The trade-off between speed and quality
In 2027, you can find a fractional CRO in two weeks if you use a specialized network like CRO Syndicate or Pavilion. The trade-off is that you may not find someone with deep media experience on that timeline. If you need someone immediately, you might hire a generalist CRO who can learn the media model quickly, but that is a risk. A better approach is to start the search early and be willing to wait 4–6 weeks for the right candidate.
FAQ
What is the difference between a fractional CRO and a revenue consultant? A fractional CRO is embedded in your team, attends leadership meetings, and owns revenue outcomes. A revenue consultant delivers a report or strategy but does not execute. For a media company in transition, a fractional CRO is usually the better choice.
Can I hire a fractional CRO who works 2 days a week? Yes, but be realistic about what 2 days delivers. At that pace, the CRO can advise on strategy, review deals, and coach the team, but they cannot build a sales team from scratch or manage day-to-day pipeline. For hands-on transformation, 4–5 days per week is better.

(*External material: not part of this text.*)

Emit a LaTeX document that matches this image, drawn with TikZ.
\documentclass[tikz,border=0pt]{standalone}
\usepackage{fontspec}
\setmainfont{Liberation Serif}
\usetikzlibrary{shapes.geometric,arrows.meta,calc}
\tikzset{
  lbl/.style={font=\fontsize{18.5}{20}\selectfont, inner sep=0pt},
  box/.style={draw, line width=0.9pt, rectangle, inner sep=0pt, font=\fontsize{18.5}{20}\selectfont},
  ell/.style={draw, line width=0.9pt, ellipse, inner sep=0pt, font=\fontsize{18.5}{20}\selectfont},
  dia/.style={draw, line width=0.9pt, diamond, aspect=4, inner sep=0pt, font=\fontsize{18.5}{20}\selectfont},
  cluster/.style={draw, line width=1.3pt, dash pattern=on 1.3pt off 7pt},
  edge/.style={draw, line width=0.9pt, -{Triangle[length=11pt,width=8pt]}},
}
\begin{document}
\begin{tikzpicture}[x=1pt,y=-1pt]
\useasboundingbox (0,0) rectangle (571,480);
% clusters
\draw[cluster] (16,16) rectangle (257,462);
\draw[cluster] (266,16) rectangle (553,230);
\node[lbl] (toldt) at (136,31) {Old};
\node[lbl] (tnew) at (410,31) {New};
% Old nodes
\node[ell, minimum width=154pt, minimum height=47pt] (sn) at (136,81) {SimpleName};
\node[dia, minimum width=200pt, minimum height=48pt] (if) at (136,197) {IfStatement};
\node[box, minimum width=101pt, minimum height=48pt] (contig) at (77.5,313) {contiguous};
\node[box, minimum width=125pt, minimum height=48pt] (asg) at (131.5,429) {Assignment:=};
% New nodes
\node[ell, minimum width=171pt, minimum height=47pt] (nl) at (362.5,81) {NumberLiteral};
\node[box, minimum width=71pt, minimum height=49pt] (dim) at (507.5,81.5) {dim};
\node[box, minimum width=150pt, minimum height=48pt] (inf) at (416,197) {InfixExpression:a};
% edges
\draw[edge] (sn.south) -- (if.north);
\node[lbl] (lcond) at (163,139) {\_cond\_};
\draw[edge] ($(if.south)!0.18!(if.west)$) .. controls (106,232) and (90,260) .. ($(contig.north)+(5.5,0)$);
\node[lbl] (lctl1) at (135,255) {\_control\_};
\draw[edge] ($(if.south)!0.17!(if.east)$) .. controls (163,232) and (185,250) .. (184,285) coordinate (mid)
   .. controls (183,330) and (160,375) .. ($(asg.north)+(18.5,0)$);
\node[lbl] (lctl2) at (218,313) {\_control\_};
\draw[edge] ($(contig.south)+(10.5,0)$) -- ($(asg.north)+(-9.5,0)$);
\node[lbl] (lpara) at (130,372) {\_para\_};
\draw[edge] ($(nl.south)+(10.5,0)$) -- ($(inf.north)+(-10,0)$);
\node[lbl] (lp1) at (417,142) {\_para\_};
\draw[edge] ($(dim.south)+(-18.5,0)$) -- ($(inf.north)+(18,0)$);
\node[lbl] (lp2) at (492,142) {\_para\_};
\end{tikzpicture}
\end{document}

How do I verify a fractional CRO's media experience? Ask for references from media companies they have worked with. Request specific examples: how they priced a sponsorship package, how they reduced subscription churn, or how they handled a conflict between editorial and sales. If they cannot produce a media reference, move on.
What if my media company is pre-revenue or very early stage? A fractional CRO may be too expensive for a pre-revenue company. Consider a part-time advisor (2 days/month) for $2,000–$5,000/month instead. Once you have product-market fit and some revenue, upgrade to a fractional CRO.
How do I transition from an interim CRO to a full-time hire? The best transition is to have the interim CRO document all processes, train an internal VP of Sales or head of revenue, and then step back. If you want to convert the interim CRO to full-time, negotiate a conversion clause in the initial contract (e.g., a reduced buyout fee).
Will a fractional CRO work with my existing sales team? Yes, but expect friction if your team is used to reporting to a founder. The CRO needs authority to set quotas, manage pipeline, and make compensation decisions. Clarify this in the mandate.